--- BEGIN ---

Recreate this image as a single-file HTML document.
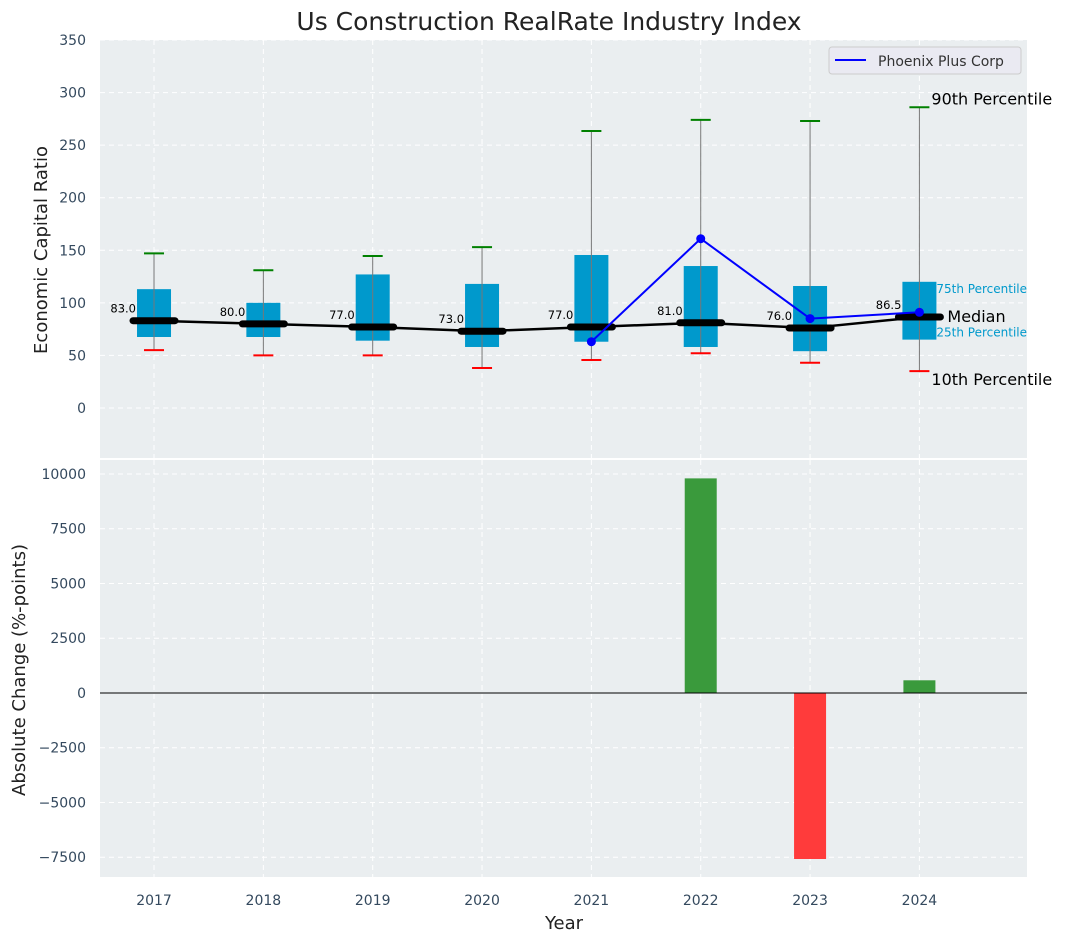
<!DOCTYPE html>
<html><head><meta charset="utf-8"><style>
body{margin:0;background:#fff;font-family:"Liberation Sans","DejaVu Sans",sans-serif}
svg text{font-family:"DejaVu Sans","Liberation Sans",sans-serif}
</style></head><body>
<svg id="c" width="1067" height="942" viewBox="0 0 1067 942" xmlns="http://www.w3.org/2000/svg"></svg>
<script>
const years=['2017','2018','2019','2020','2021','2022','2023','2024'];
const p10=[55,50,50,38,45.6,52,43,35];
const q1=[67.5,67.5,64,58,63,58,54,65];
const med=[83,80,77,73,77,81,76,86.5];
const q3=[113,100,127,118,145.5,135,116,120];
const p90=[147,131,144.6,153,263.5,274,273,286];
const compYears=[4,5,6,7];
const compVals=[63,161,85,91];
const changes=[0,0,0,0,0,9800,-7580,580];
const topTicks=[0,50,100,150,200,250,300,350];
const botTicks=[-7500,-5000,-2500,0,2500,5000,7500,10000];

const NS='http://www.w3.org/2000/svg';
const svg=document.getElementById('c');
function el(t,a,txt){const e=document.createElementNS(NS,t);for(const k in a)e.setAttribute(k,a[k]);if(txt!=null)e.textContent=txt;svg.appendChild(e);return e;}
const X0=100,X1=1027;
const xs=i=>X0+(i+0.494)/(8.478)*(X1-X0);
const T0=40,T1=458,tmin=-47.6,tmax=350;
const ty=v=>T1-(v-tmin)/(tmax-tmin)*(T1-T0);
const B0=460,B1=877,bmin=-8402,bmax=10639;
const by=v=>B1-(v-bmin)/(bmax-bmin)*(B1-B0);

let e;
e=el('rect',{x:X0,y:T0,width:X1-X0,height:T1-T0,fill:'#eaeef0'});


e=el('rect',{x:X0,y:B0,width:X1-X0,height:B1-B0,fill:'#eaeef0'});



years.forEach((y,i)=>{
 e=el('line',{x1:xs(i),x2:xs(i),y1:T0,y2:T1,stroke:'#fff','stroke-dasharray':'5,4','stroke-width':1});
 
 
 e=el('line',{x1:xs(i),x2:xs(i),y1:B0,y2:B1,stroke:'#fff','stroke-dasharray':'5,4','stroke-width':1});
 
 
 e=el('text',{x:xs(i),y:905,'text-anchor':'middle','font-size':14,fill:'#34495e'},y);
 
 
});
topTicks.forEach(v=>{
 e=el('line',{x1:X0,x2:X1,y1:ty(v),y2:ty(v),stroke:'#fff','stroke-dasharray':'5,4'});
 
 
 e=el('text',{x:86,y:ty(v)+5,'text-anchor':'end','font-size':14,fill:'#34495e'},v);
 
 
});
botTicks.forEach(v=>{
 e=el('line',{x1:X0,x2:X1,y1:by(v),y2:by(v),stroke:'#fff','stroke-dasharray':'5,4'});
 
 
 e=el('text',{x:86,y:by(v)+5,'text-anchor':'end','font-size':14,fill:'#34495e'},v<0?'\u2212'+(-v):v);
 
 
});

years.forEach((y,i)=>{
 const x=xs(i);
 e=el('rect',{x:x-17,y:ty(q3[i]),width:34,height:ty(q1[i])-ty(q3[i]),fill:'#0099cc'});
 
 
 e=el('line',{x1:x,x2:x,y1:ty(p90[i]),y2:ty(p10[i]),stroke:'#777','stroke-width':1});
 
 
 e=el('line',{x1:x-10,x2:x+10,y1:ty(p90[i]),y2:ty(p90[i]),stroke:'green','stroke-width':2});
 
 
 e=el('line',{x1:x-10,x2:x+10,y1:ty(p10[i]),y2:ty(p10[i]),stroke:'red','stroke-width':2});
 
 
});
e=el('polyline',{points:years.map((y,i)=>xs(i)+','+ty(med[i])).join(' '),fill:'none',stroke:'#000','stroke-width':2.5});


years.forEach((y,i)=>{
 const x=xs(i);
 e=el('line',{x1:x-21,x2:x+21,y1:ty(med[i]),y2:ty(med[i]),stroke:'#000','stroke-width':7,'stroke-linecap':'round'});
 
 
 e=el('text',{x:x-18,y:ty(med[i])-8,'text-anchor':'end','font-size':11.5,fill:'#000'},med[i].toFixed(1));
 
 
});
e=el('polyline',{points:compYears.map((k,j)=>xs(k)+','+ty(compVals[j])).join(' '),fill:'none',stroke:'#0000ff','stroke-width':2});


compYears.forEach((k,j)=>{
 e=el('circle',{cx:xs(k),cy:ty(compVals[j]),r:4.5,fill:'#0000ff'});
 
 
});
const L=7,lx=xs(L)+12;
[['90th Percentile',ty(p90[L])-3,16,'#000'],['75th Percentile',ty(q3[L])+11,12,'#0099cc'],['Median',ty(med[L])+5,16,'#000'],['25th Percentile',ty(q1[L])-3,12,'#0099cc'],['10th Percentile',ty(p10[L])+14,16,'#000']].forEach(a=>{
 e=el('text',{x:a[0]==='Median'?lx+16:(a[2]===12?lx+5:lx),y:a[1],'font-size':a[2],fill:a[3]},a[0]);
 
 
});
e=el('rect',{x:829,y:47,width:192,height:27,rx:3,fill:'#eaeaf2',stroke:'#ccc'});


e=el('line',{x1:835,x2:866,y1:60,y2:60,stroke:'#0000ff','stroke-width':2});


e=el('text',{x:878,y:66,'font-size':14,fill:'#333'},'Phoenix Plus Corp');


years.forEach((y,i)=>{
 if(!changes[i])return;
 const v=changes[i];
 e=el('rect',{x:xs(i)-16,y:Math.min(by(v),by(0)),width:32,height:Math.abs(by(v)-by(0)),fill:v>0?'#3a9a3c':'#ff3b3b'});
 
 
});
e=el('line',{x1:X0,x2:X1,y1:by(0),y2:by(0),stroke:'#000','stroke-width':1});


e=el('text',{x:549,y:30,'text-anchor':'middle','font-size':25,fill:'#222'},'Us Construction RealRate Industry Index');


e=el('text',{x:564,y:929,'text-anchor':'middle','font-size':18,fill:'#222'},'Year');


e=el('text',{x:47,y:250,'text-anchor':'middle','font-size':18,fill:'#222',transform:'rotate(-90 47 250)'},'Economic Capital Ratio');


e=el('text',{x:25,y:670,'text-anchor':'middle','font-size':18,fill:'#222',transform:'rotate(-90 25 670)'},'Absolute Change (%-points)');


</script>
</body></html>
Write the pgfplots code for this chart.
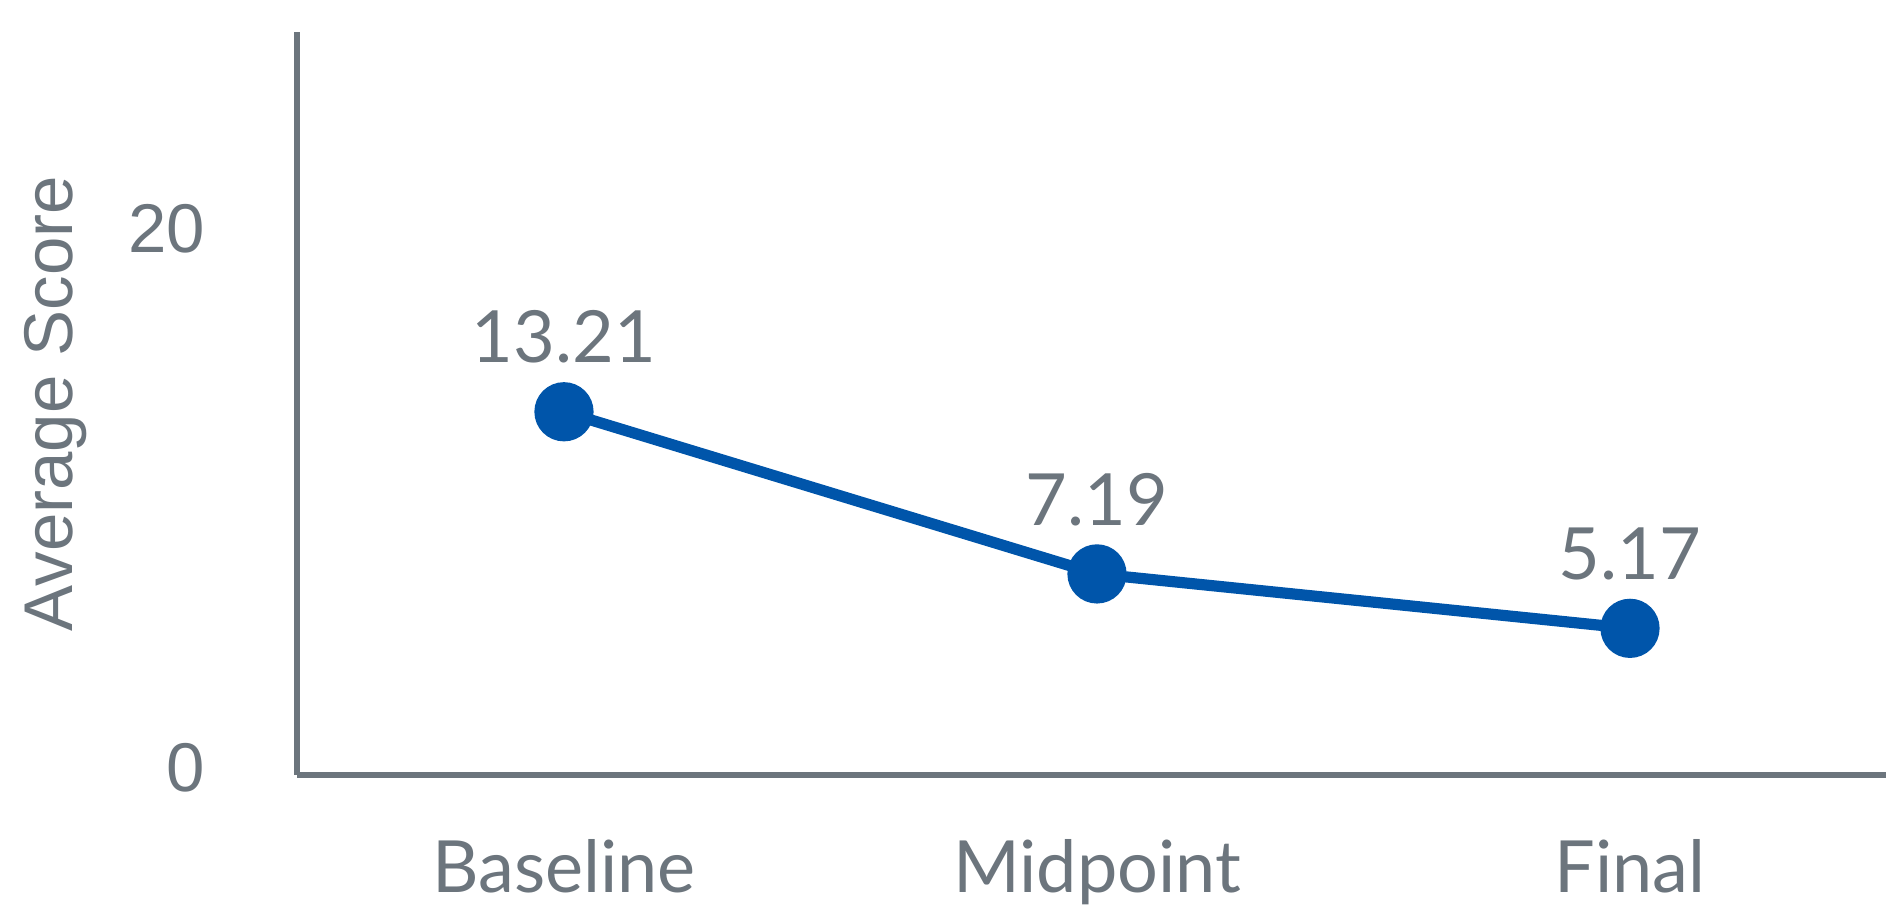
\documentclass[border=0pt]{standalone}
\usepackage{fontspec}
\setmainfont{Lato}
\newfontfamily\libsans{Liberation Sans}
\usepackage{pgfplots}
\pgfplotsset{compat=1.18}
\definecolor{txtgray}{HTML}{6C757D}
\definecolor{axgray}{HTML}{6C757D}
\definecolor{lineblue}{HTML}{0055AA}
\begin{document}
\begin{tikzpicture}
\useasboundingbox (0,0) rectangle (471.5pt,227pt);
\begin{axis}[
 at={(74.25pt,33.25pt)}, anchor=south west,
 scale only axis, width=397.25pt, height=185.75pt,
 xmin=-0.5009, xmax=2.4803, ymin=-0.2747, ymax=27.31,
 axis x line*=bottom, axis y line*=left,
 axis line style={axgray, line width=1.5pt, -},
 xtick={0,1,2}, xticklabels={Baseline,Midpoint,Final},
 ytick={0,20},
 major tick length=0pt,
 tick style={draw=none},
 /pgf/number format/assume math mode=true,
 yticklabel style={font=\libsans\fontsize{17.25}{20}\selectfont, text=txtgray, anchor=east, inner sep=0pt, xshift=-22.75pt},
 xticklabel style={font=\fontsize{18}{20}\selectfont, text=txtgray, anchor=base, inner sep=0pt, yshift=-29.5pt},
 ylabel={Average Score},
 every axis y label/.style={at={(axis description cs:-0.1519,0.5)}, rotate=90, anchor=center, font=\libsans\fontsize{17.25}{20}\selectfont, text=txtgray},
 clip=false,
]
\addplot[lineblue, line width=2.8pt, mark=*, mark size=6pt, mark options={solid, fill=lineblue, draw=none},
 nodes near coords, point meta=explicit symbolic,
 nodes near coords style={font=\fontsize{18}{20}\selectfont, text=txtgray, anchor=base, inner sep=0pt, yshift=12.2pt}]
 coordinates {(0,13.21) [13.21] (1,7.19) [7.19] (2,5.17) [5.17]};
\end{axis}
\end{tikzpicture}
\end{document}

--- END ---

_EXERCISE TASK_
Reproduce exactly the lines from the one with "Write the pgfplots code for this chart." to the bottom of the listing, both ends included, and nothing else. Skip the pictures.

_TASK RESPONSE_
Write the pgfplots code for this chart.
\documentclass[border=0pt]{standalone}
\usepackage{fontspec}
\setmainfont{Lato}
\newfontfamily\libsans{Liberation Sans}
\usepackage{pgfplots}
\pgfplotsset{compat=1.18}
\definecolor{txtgray}{HTML}{6C757D}
\definecolor{axgray}{HTML}{6C757D}
\definecolor{lineblue}{HTML}{0055AA}
\begin{document}
\begin{tikzpicture}
\useasboundingbox (0,0) rectangle (471.5pt,227pt);
\begin{axis}[
 at={(74.25pt,33.25pt)}, anchor=south west,
 scale only axis, width=397.25pt, height=185.75pt,
 xmin=-0.5009, xmax=2.4803, ymin=-0.2747, ymax=27.31,
 axis x line*=bottom, axis y line*=left,
 axis line style={axgray, line width=1.5pt, -},
 xtick={0,1,2}, xticklabels={Baseline,Midpoint,Final},
 ytick={0,20},
 major tick length=0pt,
 tick style={draw=none},
 /pgf/number format/assume math mode=true,
 yticklabel style={font=\libsans\fontsize{17.25}{20}\selectfont, text=txtgray, anchor=east, inner sep=0pt, xshift=-22.75pt},
 xticklabel style={font=\fontsize{18}{20}\selectfont, text=txtgray, anchor=base, inner sep=0pt, yshift=-29.5pt},
 ylabel={Average Score},
 every axis y label/.style={at={(axis description cs:-0.1519,0.5)}, rotate=90, anchor=center, font=\libsans\fontsize{17.25}{20}\selectfont, text=txtgray},
 clip=false,
]
\addplot[lineblue, line width=2.8pt, mark=*, mark size=6pt, mark options={solid, fill=lineblue, draw=none},
 nodes near coords, point meta=explicit symbolic,
 nodes near coords style={font=\fontsize{18}{20}\selectfont, text=txtgray, anchor=base, inner sep=0pt, yshift=12.2pt}]
 coordinates {(0,13.21) [13.21] (1,7.19) [7.19] (2,5.17) [5.17]};
\end{axis}
\end{tikzpicture}
\end{document}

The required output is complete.